Oh, yes, one other thing about Narsarsuaq and most other Greenland airports: Fuel costs $17/gallon.
Another feature of the Greenland ice cap is the Distant Early Warning radar network, better known in the ’60s and ’70s as the DEW line. It was established during the Cold War. There were three radar stations built out on the cap, code-named Sea Bass, Sob Story and Big Gun. These dome-shaped, top-secret radar facilities were built near or above the 10,000-foot level of the cap and looked predominately north toward Russia across the North Pole. They were resupplied by ski-equipped Lockheed C-130s and helicopters staged primarily out of another U.S. base at Sondrestrom Fjord, 400 miles north of Narsarsuaq, also on Greenland’s west coast. All three radars have long been decommissioned.

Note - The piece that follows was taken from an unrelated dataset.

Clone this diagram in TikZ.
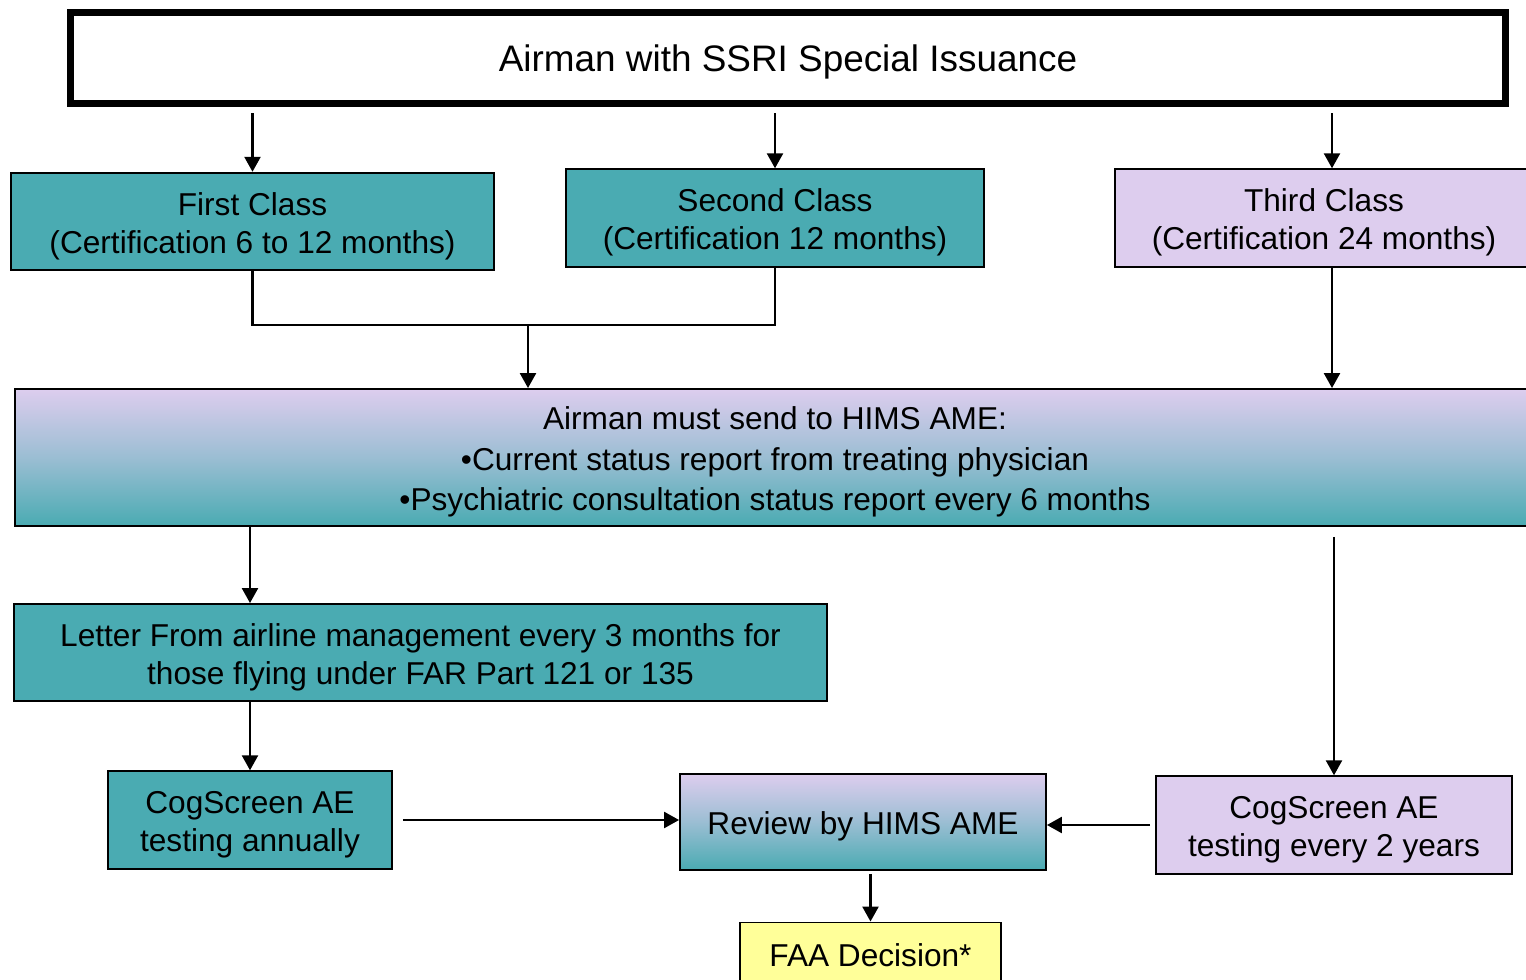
\documentclass[tikz,border=0pt]{standalone}
\usepackage{fontspec}
\setmainfont{Liberation Sans}
\usepackage{xcolor}
\usepackage{tikz}
\usetikzlibrary{arrows.meta,positioning,calc}
\definecolor{ssTeal}{HTML}{4AABB2}
\definecolor{ssLilac}{HTML}{DDCDEE}
\definecolor{ssLemon}{HTML}{FFFF99}
\newcommand{\lift}{\rule{0pt}{1.0em}}
\tikzset{
  flow box/.style={draw=black,line width=1.1pt,inner sep=0pt,align=center,
    font=\fontsize{18}{21.6}\selectfont,minimum height=1.95cm},
  teal box/.style={flow box,fill=ssTeal},
  lilac box/.style={flow box,fill=ssLilac},
  blend box/.style={flow box,top color=ssLilac,bottom color=ssTeal,middle color=ssLilac!55!ssTeal},
  flow line/.style={line width=1.4pt,draw=black},
  flow arrow/.style={flow line,-{Triangle[length=0.3cm,width=0.32cm]}}
}
\begin{document}
\begin{tikzpicture}[x=0.02cm,y=-0.02cm]
\useasboundingbox (0,0) rectangle (1526,980);
\node[draw=black,line width=4pt,fill=white,minimum width=28.7cm,minimum height=1.82cm,
  font=\fontsize{21}{25}\selectfont] (top) at (788,58) {\rule{0pt}{0.95em}Airman with SSRI Special Issuance};
\node[teal box,minimum width=9.66cm] (first) at (252.5,221.5) {\lift First Class\\(Certification 6 to 12 months)};
\node[teal box,minimum width=8.36cm] (second) at (775,218) {\lift Second Class\\(Certification 12 months)};
\node[lilac box,minimum width=8.36cm] (third) at (1324,218) {\lift Third Class\\(Certification 24 months)};
\node[blend box,minimum width=30.4cm,minimum height=2.74cm,font=\fontsize{18}{22.8}\selectfont] (hims) at (775,457.5)
  {\lift Airman must send to HIMS AME:\\•Current status report from treating physician\\•Psychiatric consultation status report every 6 months};
\node[teal box,minimum width=16.26cm,minimum height=1.94cm] (letter) at (420.5,652.5)
  {\lift Letter From airline management every 3 months for\\those flying under FAR Part 121 or 135};
\node[teal box,minimum width=5.68cm] (cogA) at (250,820) {\lift CogScreen AE\\testing annually};
\node[blend box,minimum width=7.32cm,minimum height=1.92cm] (review) at (863,822) {\rule{0pt}{0.97em}Review by HIMS AME};
\node[lilac box,minimum width=7.12cm] (cogB) at (1334,825) {\lift CogScreen AE\\testing every 2 years};
\node[flow box,fill=ssLemon,minimum width=5.22cm,minimum height=1.3cm] (faa) at (870.5,955) {FAA Decision*};
\coordinate (tx) at (1332,0);
\coordinate (merge) at (528,325);
\draw[flow arrow,shorten <=0.12cm] (top.south -| first.north) -- (first.north);
\draw[flow arrow,shorten <=0.12cm] (top.south -| second.north) -- (second.north);
\draw[flow arrow,shorten <=0.12cm] (top.south -| tx) -- (third.north -| tx);
\draw[flow line] (first.south) |- (merge) -| (second.south);
\draw[flow arrow] (merge) -- (merge |- hims.north);
\draw[flow arrow] (third.south -| tx) -- (hims.north -| tx);
\draw[flow arrow] (hims.south -| cogA.north) -- (letter.north -| cogA.north);
\draw[flow arrow] (letter.south -| cogA.north) -- (cogA.north);
\draw[flow arrow,shorten <=0.2cm] (hims.south -| cogB.north) -- (cogB.north);
\draw[flow arrow,shorten <=0.2cm] (cogA.east) -- (cogA.east -| review.west);
\draw[flow arrow,shorten <=0.1cm] (cogB.west) -- (cogB.west -| review.east);
\draw[flow arrow,shorten <=0.06cm] (review.south -| faa.north) -- (faa.north);
\end{tikzpicture}
\end{document}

It’s hard to imagine what manner of behavior could earn a G.I. an extended stay at any of those facilities, but being stationed on top of the Greenland ice cap must have been regarded as the most boring, if not necessarily the toughest, duty in the military.
Another interesting sidebar to the Greenland story is the saga of a P-38 Lightning being ferried across the Atlantic to Europe in the early days of WWII. The airplane was part of a flight consisting of six P-38s and two Boeing B-17s. The group departed Sondrestrom, destination Reykjavik, and encountered severe fog and poor weather conditions over the Davis Strait. All eight aircraft turned back toward Greenland, only to discover the weather had closed done behind them. With little other choice, all eight airplanes were forced to land on the ice cap.
No one was hurt in the forced landings on the flat surface of the ice, and all pilots and crew were rescued a few days later. When the war ended, there was no incentive to salvage the airplanes, so they were abandoned out on the cap. All eight warbirds were gradually entombed by the years of storms and shifting ice.
Inevitably, someone decided to bring up one of the P-38s, and the recovery finally succeeded, as I wrote for this magazine in 2007: “Warbird expert Bob Cardin led a team of adventurers onto the ice to recover one of the airplanes. The 10th expedition to make the effort, Cardin’s group battled blizzard conditions and minus-20 degrees F temperatures and finally succeeded in retrieving a partially crushed P-38 from 266 feet below the surface of the ice. The team transported the disassembled airplane by ski-equipped DC-3 to the Greenland port of Kulusuk and shipped (the P-38) to Savannah, GA.”
The full story of the recovery, transport and eventual restoration of that P-38 could fill the rest of this magazine, but San Antonio oilman Rod Lewis eventually purchased the airplane, named Glacier Girl, and decided to complete the trip to Duxford, England, for the Flying Legends Airshow. Duxford was the original destination planned in 1942.
I joined Rod Lewis’ trans-Atlantic team as a result of my association with Steve Hinton, a well-known test pilot, unlimited race pilot and owner of the Planes of Fame Air Museum in Chino, California. At the time, Hinton was the only pilot insured to fly Glacier Girl, and he felt the team needed someone along who knew a little about flying the ocean. Since I knew as little as anyone, I was hired as a consultant.
Unfortunately, we didn’t make it to Duxford on that trip. Bad weather in England intervened, and I wound up flying home from Reykjavik. Today, it goes much better, and we arrive safely in the surprisingly friendly conditions.
Nevertheless, for all you wannabe warbird owners out there who have a few million dollars to spend, be advised that there are still two B-17s and five P-38s just waiting to be retrieved from 250-300 feet of glaciated snow and ice on top of the Greenland ice cap.